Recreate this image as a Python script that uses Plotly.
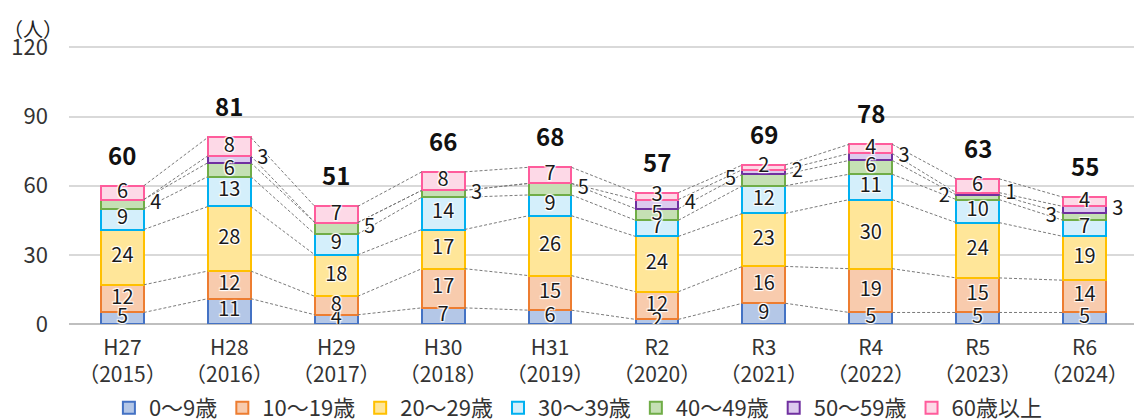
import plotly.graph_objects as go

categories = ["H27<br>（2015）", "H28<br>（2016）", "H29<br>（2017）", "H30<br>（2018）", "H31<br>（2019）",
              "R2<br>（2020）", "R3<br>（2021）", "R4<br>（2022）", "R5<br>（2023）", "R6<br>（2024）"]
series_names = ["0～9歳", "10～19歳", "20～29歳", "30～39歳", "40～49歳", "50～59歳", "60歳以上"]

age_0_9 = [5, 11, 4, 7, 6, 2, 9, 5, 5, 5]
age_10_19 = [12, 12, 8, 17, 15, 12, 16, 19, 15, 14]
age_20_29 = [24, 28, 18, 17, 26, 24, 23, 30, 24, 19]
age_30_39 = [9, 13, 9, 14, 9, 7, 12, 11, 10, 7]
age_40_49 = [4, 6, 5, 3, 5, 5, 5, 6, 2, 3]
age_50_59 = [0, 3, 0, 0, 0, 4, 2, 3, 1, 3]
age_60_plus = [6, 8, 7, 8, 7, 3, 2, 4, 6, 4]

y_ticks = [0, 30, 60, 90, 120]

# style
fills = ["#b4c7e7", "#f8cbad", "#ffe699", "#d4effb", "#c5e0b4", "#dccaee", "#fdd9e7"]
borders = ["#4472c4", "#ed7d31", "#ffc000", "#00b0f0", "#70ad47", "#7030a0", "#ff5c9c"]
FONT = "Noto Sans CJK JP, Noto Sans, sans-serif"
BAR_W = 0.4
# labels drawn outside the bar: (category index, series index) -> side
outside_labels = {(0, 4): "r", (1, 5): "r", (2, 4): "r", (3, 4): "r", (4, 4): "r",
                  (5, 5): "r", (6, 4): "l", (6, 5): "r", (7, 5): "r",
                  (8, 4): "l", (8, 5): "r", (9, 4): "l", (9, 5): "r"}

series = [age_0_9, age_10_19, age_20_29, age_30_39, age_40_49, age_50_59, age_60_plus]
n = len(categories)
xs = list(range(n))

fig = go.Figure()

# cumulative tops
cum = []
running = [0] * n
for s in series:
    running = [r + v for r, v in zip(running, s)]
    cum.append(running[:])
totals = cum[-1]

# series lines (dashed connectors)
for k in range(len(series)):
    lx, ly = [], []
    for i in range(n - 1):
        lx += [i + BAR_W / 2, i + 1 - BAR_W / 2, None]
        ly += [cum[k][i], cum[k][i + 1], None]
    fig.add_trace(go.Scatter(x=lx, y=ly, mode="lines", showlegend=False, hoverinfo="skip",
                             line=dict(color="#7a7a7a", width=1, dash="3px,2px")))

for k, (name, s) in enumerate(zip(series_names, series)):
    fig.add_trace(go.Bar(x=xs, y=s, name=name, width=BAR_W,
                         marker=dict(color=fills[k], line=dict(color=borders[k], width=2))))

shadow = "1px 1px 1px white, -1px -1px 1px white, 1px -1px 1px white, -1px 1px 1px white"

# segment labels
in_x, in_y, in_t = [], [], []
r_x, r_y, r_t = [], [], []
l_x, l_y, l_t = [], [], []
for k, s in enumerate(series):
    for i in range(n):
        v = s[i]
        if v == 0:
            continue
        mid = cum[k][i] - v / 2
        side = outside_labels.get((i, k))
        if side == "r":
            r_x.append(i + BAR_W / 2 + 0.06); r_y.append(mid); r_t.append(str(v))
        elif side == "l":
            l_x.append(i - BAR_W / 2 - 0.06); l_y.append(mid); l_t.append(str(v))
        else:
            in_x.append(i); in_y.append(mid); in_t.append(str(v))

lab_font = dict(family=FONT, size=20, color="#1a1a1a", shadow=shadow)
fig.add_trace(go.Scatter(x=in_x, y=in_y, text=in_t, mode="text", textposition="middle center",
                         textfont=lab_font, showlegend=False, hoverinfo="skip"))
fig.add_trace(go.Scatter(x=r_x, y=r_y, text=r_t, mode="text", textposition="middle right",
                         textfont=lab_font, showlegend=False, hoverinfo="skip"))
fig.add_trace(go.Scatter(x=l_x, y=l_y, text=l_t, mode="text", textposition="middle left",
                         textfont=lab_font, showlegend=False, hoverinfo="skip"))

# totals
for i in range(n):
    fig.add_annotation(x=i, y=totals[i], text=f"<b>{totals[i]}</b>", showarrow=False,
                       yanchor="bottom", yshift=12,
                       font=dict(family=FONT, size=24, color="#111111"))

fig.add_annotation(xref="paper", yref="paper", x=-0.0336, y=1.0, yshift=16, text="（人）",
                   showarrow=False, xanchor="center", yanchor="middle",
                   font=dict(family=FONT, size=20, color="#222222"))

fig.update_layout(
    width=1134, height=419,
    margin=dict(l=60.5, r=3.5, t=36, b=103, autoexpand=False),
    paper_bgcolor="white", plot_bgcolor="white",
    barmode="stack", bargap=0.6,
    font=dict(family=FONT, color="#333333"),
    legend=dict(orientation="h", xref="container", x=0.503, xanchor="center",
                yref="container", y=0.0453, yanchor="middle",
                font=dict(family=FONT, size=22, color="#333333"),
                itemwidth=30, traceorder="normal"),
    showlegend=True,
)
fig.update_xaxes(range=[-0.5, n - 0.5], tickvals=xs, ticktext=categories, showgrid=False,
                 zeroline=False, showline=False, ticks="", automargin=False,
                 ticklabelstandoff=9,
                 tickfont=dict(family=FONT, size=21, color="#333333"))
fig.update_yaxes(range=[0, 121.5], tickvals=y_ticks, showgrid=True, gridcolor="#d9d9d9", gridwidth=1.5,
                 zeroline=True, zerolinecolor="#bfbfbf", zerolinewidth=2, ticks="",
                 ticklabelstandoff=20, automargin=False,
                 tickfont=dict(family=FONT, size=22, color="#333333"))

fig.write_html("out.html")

EXERCISE: Write out the full set of lines verbatim, without the pictures.

RESULT FOR THIS TASK:
Recreate this image as a Python script that uses Plotly.
import plotly.graph_objects as go

categories = ["H27<br>（2015）", "H28<br>（2016）", "H29<br>（2017）", "H30<br>（2018）", "H31<br>（2019）",
              "R2<br>（2020）", "R3<br>（2021）", "R4<br>（2022）", "R5<br>（2023）", "R6<br>（2024）"]
series_names = ["0～9歳", "10～19歳", "20～29歳", "30～39歳", "40～49歳", "50～59歳", "60歳以上"]

age_0_9 = [5, 11, 4, 7, 6, 2, 9, 5, 5, 5]
age_10_19 = [12, 12, 8, 17, 15, 12, 16, 19, 15, 14]
age_20_29 = [24, 28, 18, 17, 26, 24, 23, 30, 24, 19]
age_30_39 = [9, 13, 9, 14, 9, 7, 12, 11, 10, 7]
age_40_49 = [4, 6, 5, 3, 5, 5, 5, 6, 2, 3]
age_50_59 = [0, 3, 0, 0, 0, 4, 2, 3, 1, 3]
age_60_plus = [6, 8, 7, 8, 7, 3, 2, 4, 6, 4]

y_ticks = [0, 30, 60, 90, 120]

# style
fills = ["#b4c7e7", "#f8cbad", "#ffe699", "#d4effb", "#c5e0b4", "#dccaee", "#fdd9e7"]
borders = ["#4472c4", "#ed7d31", "#ffc000", "#00b0f0", "#70ad47", "#7030a0", "#ff5c9c"]
FONT = "Noto Sans CJK JP, Noto Sans, sans-serif"
BAR_W = 0.4
# labels drawn outside the bar: (category index, series index) -> side
outside_labels = {(0, 4): "r", (1, 5): "r", (2, 4): "r", (3, 4): "r", (4, 4): "r",
                  (5, 5): "r", (6, 4): "l", (6, 5): "r", (7, 5): "r",
                  (8, 4): "l", (8, 5): "r", (9, 4): "l", (9, 5): "r"}

series = [age_0_9, age_10_19, age_20_29, age_30_39, age_40_49, age_50_59, age_60_plus]
n = len(categories)
xs = list(range(n))

fig = go.Figure()

# cumulative tops
cum = []
running = [0] * n
for s in series:
    running = [r + v for r, v in zip(running, s)]
    cum.append(running[:])
totals = cum[-1]

# series lines (dashed connectors)
for k in range(len(series)):
    lx, ly = [], []
    for i in range(n - 1):
        lx += [i + BAR_W / 2, i + 1 - BAR_W / 2, None]
        ly += [cum[k][i], cum[k][i + 1], None]
    fig.add_trace(go.Scatter(x=lx, y=ly, mode="lines", showlegend=False, hoverinfo="skip",
                             line=dict(color="#7a7a7a", width=1, dash="3px,2px")))

for k, (name, s) in enumerate(zip(series_names, series)):
    fig.add_trace(go.Bar(x=xs, y=s, name=name, width=BAR_W,
                         marker=dict(color=fills[k], line=dict(color=borders[k], width=2))))

shadow = "1px 1px 1px white, -1px -1px 1px white, 1px -1px 1px white, -1px 1px 1px white"

# segment labels
in_x, in_y, in_t = [], [], []
r_x, r_y, r_t = [], [], []
l_x, l_y, l_t = [], [], []
for k, s in enumerate(series):
    for i in range(n):
        v = s[i]
        if v == 0:
            continue
        mid = cum[k][i] - v / 2
        side = outside_labels.get((i, k))
        if side == "r":
            r_x.append(i + BAR_W / 2 + 0.06); r_y.append(mid); r_t.append(str(v))
        elif side == "l":
            l_x.append(i - BAR_W / 2 - 0.06); l_y.append(mid); l_t.append(str(v))
        else:
            in_x.append(i); in_y.append(mid); in_t.append(str(v))

lab_font = dict(family=FONT, size=20, color="#1a1a1a", shadow=shadow)
fig.add_trace(go.Scatter(x=in_x, y=in_y, text=in_t, mode="text", textposition="middle center",
                         textfont=lab_font, showlegend=False, hoverinfo="skip"))
fig.add_trace(go.Scatter(x=r_x, y=r_y, text=r_t, mode="text", textposition="middle right",
                         textfont=lab_font, showlegend=False, hoverinfo="skip"))
fig.add_trace(go.Scatter(x=l_x, y=l_y, text=l_t, mode="text", textposition="middle left",
                         textfont=lab_font, showlegend=False, hoverinfo="skip"))

# totals
for i in range(n):
    fig.add_annotation(x=i, y=totals[i], text=f"<b>{totals[i]}</b>", showarrow=False,
                       yanchor="bottom", yshift=12,
                       font=dict(family=FONT, size=24, color="#111111"))

fig.add_annotation(xref="paper", yref="paper", x=-0.0336, y=1.0, yshift=16, text="（人）",
                   showarrow=False, xanchor="center", yanchor="middle",
                   font=dict(family=FONT, size=20, color="#222222"))

fig.update_layout(
    width=1134, height=419,
    margin=dict(l=60.5, r=3.5, t=36, b=103, autoexpand=False),
    paper_bgcolor="white", plot_bgcolor="white",
    barmode="stack", bargap=0.6,
    font=dict(family=FONT, color="#333333"),
    legend=dict(orientation="h", xref="container", x=0.503, xanchor="center",
                yref="container", y=0.0453, yanchor="middle",
                font=dict(family=FONT, size=22, color="#333333"),
                itemwidth=30, traceorder="normal"),
    showlegend=True,
)
fig.update_xaxes(range=[-0.5, n - 0.5], tickvals=xs, ticktext=categories, showgrid=False,
                 zeroline=False, showline=False, ticks="", automargin=False,
                 ticklabelstandoff=9,
                 tickfont=dict(family=FONT, size=21, color="#333333"))
fig.update_yaxes(range=[0, 121.5], tickvals=y_ticks, showgrid=True, gridcolor="#d9d9d9", gridwidth=1.5,
                 zeroline=True, zerolinecolor="#bfbfbf", zerolinewidth=2, ticks="",
                 ticklabelstandoff=20, automargin=False,
                 tickfont=dict(family=FONT, size=22, color="#333333"))

fig.write_html("out.html")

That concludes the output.